All tree nodes are bump-allocated into a contiguous region. When done, the entire arena resets in O(1) instead of walking every node to free it.

C: malloc per node + recursive tree_free (32,768 free calls per depth-15 tree)
Zig: Bump-allocate + O(1) arena reset
Quartz: alloc(24) per node, never freed (leaks intentionally)

Binary Trees Self-Hosted Compilation Failure

Root cause: missing alloc intrinsic in self-hosted codegen.

The self-hosted compiler emits ; WARNING: Unknown intrinsic 'alloc' and falls through to %v1 = add i64 0, 0 — storing null (0) as the pointer.

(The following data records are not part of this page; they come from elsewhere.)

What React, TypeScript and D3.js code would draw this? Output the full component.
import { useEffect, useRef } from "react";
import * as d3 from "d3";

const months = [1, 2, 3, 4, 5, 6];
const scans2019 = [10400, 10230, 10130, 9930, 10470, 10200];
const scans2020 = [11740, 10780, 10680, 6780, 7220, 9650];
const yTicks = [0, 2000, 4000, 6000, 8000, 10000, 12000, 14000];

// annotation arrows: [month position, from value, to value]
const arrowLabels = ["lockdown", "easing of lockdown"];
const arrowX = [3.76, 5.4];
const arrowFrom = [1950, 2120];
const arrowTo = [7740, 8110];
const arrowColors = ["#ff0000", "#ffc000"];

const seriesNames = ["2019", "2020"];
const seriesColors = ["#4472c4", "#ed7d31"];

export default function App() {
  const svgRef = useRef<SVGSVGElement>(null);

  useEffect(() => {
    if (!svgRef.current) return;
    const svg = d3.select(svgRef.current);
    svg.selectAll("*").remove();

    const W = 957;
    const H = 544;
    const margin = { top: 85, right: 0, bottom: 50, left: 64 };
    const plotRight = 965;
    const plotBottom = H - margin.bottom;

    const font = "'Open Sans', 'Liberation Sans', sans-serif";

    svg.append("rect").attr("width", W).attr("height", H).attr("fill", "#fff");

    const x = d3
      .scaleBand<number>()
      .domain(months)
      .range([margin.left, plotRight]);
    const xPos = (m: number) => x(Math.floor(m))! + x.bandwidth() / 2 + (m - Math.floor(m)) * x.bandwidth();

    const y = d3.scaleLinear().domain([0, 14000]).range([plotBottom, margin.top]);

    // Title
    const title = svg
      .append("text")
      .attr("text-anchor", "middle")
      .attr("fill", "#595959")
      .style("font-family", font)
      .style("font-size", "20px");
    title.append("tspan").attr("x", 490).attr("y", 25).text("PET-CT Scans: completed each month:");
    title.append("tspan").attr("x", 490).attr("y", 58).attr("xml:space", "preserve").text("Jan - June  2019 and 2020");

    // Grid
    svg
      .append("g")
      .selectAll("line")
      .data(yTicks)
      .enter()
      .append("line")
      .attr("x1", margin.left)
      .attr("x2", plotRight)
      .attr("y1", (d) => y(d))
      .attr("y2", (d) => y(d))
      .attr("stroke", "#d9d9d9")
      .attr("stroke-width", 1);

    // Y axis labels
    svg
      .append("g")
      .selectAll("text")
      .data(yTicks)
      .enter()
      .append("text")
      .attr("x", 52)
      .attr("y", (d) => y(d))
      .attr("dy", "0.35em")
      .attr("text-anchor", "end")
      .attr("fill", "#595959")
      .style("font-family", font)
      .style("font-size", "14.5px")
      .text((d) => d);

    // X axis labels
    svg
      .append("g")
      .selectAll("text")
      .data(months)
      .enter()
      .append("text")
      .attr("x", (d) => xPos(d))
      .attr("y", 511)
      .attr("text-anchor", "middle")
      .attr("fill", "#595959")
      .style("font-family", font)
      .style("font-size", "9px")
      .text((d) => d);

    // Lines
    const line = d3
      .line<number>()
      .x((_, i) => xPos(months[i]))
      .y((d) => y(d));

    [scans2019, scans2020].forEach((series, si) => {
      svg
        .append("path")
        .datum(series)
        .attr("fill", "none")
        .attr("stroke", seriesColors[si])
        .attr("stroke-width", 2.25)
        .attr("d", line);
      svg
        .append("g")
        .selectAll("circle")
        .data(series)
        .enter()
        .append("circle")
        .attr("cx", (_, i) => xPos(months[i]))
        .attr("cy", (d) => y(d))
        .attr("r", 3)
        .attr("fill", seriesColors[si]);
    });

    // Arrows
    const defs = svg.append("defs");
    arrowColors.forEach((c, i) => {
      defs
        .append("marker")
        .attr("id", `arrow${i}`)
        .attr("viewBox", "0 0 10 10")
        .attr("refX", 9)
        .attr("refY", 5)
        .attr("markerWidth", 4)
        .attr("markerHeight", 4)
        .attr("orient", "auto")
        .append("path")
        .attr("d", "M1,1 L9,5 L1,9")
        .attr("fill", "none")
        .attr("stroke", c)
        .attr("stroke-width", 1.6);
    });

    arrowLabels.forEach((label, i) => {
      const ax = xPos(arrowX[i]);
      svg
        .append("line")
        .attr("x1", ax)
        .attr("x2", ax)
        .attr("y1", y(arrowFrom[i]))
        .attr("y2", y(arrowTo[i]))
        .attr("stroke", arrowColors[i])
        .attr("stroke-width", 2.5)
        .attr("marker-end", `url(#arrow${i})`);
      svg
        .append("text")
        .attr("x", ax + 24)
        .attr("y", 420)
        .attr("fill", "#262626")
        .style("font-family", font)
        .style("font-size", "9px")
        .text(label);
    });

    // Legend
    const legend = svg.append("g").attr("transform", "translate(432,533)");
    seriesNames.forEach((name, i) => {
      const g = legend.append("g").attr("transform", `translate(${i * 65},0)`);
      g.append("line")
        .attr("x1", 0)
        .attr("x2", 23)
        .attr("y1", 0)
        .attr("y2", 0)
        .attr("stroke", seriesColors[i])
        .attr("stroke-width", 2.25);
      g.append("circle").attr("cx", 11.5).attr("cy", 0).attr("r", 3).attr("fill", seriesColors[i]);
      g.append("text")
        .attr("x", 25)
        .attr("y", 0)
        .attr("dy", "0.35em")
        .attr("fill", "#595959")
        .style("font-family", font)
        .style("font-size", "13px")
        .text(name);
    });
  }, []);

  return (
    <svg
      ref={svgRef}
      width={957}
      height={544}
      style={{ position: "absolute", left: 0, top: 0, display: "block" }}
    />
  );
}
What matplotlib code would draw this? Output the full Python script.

When the program then tries to write tree node fields at offsets 0, 8, 16 from null, it hits a trace trap (SIGILL, exit code 133).

The bootstrap compiler correctly translates alloc(24) → malloc(24 * 8):

; Bootstrap (correct):
%v0.bytes = mul i64 24, 8
%v0.ptr = call i8* @malloc(i64 %v0.bytes)
%v0 = ptrtoint i8* %v0.ptr to i64

; Self-hosted (broken):
; WARNING: Unknown intrinsic 'alloc'
%v1 = add i64 0, 0          ; ← null pointer!
store i64 %v1, i64* %ptr    ; ptr = 0

Fix: Add alloc to the self-hosted compiler’s intrinsic dispatch table. This is separate from the malloc FFI declaration — alloc(n) is a Quartz-level intrinsic that allocates n * 8 bytes (word-sized slots).

Research: Closing the Remaining Gaps

Arena Allocators (Highest Impact)

Papers: Tofte & Talpin (1997) “Region-Based Memory Management”. MLKit proved compile-time region inference is feasible.

Approach for Quartz: Add arena allocator intrinsics:

arena_new() / arena_alloc(arena, size) / arena_reset(arena) / arena_free(arena)
Unlocks fast binary trees AND is exactly what web servers need (per-request arenas)

Bounds Check Elimination

LLVM can eliminate redundant bounds checks if given proper metadata:

!range metadata on loads
Induction variable analysis for loop-indexed access
Quartz could emit nuw/nsw flags on index arithmetic

Narrow Collection Types

The sieve benchmark proves that i64-everywhere has a real cost for data-parallel workloads. Options:

Vec<U8> / Vec<I32> with monomorphized element width
BitVec for boolean flag arrays
Bytes (already implemented) for byte buffers, but needs sieve-friendly API

SoA/AoS Layout Control

For struct-heavy benchmarks, allow programmers to request Structure-of-Arrays layout:

@soa struct Particle { x: F32, y: F32, z: F32, mass: F32 }

This is a stretch goal but would make Quartz competitive in HPC/game engine scenarios.